Look, I know this is confusing (no, it isn't).
The person I replied to replied to me. I never mentioned city, but they injected the word city nonetheless probably because they had no idea what they were replying to or what the words meant. What qualifies whether any fixed permanent or semi-permanent settlement is actually a city, town, hamlet, or village is entirely subjective.
I didn't inject the word "city", you did.
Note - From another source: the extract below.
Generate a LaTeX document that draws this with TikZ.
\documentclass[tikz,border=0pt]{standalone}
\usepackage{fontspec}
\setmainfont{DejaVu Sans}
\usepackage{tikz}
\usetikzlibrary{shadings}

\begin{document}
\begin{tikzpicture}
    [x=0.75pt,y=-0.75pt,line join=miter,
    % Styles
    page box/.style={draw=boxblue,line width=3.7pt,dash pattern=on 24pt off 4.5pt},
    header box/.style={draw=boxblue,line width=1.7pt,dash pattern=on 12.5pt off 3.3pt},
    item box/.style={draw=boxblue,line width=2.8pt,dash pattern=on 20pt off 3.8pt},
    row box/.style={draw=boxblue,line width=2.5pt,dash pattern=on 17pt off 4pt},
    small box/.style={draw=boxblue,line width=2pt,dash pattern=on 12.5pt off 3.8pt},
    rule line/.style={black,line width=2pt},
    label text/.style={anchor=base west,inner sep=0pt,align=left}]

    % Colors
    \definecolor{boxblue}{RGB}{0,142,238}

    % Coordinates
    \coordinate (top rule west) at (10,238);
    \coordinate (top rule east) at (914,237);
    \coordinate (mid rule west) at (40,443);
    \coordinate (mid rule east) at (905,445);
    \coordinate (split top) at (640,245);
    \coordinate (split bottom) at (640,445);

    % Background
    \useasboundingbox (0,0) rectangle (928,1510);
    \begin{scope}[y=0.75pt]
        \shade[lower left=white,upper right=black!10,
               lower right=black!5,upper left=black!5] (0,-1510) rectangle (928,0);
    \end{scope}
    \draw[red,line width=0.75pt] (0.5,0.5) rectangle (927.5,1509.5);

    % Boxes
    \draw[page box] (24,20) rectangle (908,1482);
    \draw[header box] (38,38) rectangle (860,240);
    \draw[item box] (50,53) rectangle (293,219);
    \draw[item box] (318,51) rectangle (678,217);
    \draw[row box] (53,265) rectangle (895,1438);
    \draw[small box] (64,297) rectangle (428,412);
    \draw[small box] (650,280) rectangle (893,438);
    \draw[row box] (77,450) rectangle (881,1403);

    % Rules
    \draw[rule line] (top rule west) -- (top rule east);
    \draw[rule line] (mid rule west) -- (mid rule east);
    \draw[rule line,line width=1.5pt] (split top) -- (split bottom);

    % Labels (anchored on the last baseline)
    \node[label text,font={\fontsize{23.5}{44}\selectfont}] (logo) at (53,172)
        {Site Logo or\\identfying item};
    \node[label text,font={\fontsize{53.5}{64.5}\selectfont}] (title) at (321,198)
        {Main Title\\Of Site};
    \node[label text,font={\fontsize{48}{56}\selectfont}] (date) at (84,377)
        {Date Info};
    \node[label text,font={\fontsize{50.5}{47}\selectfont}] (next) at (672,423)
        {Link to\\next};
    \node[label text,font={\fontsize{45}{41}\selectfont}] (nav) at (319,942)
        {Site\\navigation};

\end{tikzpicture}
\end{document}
You referred in your above post to colonies/cities that were over 45,000 years old. Although I don't doubt such a thing is possible (maybe just lost to history), my last dive into this had scholars claiming the oldest known cities to be in the range of 9,000-11,000 years old like Gobekli Tepe and its sister cities. I was just asking if that consensus still holds. I can see this is getting into semantics a bit though and what the definition of city is.
> I never mentioned city,
Yes you did:
> first settled into fixed colonies/cities around 45,000 years ago
> What qualifies whether any fixed permanent or semi-permanent settlement is actually a city, town, hamlet, or village is entirely subjective.
nope
I'm game. What is a city?
In the context of archaeology.... a good starting point would be
https://www.researchgate.net/publication/344644569_Definitio...
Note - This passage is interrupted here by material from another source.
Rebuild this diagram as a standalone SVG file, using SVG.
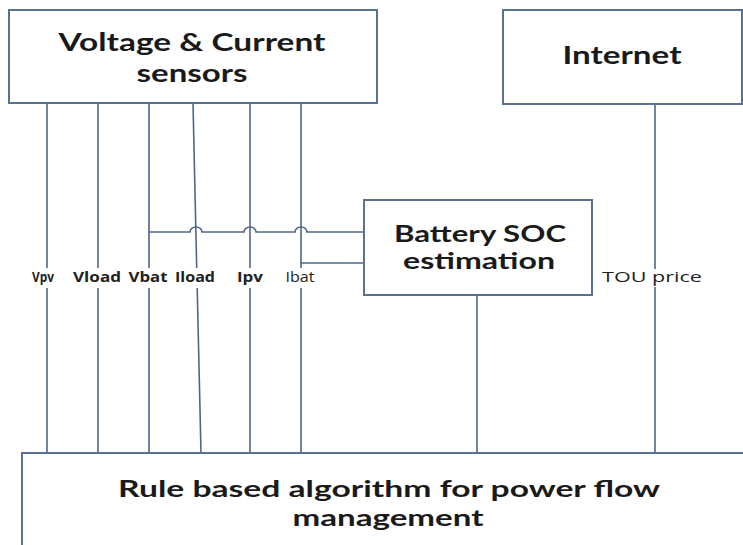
<svg xmlns="http://www.w3.org/2000/svg" width="743" height="545" viewBox="0 0 743 545">
  <style>
    .box { fill: #ffffff; stroke: #5b7191; stroke-width: 2; }
    .wire { fill: none; stroke: #4d6688; stroke-width: 1.6; }
    .title { font-family: Lato, "Open Sans", "Liberation Sans", sans-serif; font-weight: 700; fill: #1a1a1a; text-anchor: middle; }
    .t24 { font-size: 24px; }
    .t23 { font-size: 23px; }
    .t22 { font-size: 22px; }
    .lbl { font-family: "Open Sans", "Liberation Sans", sans-serif; font-weight: 700; font-size: 14px; fill: #222222; text-anchor: middle; }
    .lbl.plain { font-weight: 400; }
  </style>
  <rect width="743" height="545" fill="#ffffff"/>

  <!-- signal wires -->
  <g id="connectors">
    <!-- sensor outputs down to the algorithm block, broken around their labels -->
    <path class="wire" d="M47 103 V268 M47 288 V453"/>
    <path class="wire" d="M98 103 V268 M98 288 V453"/>
    <path class="wire" d="M149 103 V268 M149 288 V453"/>
    <path class="wire" d="M193 103 L196.7 268 M197.2 288 L201 453"/>
    <path class="wire" d="M250 103 V268 M250 288 V453"/>
    <path class="wire" d="M301 103 V268 M301 288 V453"/>
    <!-- Vbat into SOC estimation, hopping over Iload, Ipv and Ibat -->
    <path class="wire" d="M149 232 H190 A6 5 0 0 1 202 232 H244 A6 5 0 0 1 256 232 H295 A6 5 0 0 1 307 232 H364"/>
    <!-- Ibat into SOC estimation -->
    <path class="wire" d="M301 263 H364"/>
    <!-- SOC estimate to the algorithm block -->
    <path class="wire" d="M477 295 V453"/>
    <!-- TOU price from the internet -->
    <path class="wire" d="M655 104 V269 M655 287 V453"/>
  </g>

  <!-- wire labels -->
  <g id="labels">
    <text class="lbl" x="43" y="282" textLength="22" lengthAdjust="spacingAndGlyphs">Vpv</text>
    <text class="lbl" x="97" y="282" textLength="48" lengthAdjust="spacingAndGlyphs">Vload</text>
    <text class="lbl" x="148" y="282" textLength="39" lengthAdjust="spacingAndGlyphs">Vbat</text>
    <text class="lbl" x="195" y="282" textLength="40" lengthAdjust="spacingAndGlyphs">Iload</text>
    <text class="lbl" x="250" y="282" textLength="26" lengthAdjust="spacingAndGlyphs">Ipv</text>
    <text class="lbl plain" x="300" y="282" textLength="29" lengthAdjust="spacingAndGlyphs">Ibat</text>
    <text class="lbl plain" x="652" y="282" textLength="100" lengthAdjust="spacingAndGlyphs">TOU price</text>
  </g>

  <g id="sensors">
    <rect class="box" x="9" y="10" width="368" height="93"/>
    <text class="title t24" x="192" y="51" textLength="267" lengthAdjust="spacingAndGlyphs">Voltage &amp; Current</text>
    <text class="title t24" x="192" y="82" textLength="111" lengthAdjust="spacingAndGlyphs">sensors</text>
  </g>

  <g id="internet">
    <rect class="box" x="503" y="10" width="239" height="94"/>
    <text class="title t24" x="622" y="64" textLength="119" lengthAdjust="spacingAndGlyphs">Internet</text>
  </g>

  <g id="soc-estimation">
    <rect class="box" x="364" y="200" width="228" height="95"/>
    <text class="title t22" x="480" y="242" textLength="172" lengthAdjust="spacingAndGlyphs">Battery SOC</text>
    <text class="title t22" x="479" y="269" textLength="152" lengthAdjust="spacingAndGlyphs">estimation</text>
  </g>

  <g id="algorithm">
    <rect class="box" x="22" y="453" width="740" height="110"/>
    <text class="title t23" x="389" y="497" textLength="542" lengthAdjust="spacingAndGlyphs">Rule based algorithm for power flow</text>
    <text class="title t23" x="388" y="526" textLength="191" lengthAdjust="spacingAndGlyphs">management</text>
  </g>
</svg>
Yes, the dividing lines are blurry.
No, it is not totally subjective
That's a lot of different kinds of definitions, some overlap, other disagree. Seems to me a similar problem with naming and categorizing -- whether it is something useful (as a framework for thinking through things), or for communication. They all create biases in how we see things, and it isn't as if it is something intrinsic to the known universe says, that is a city.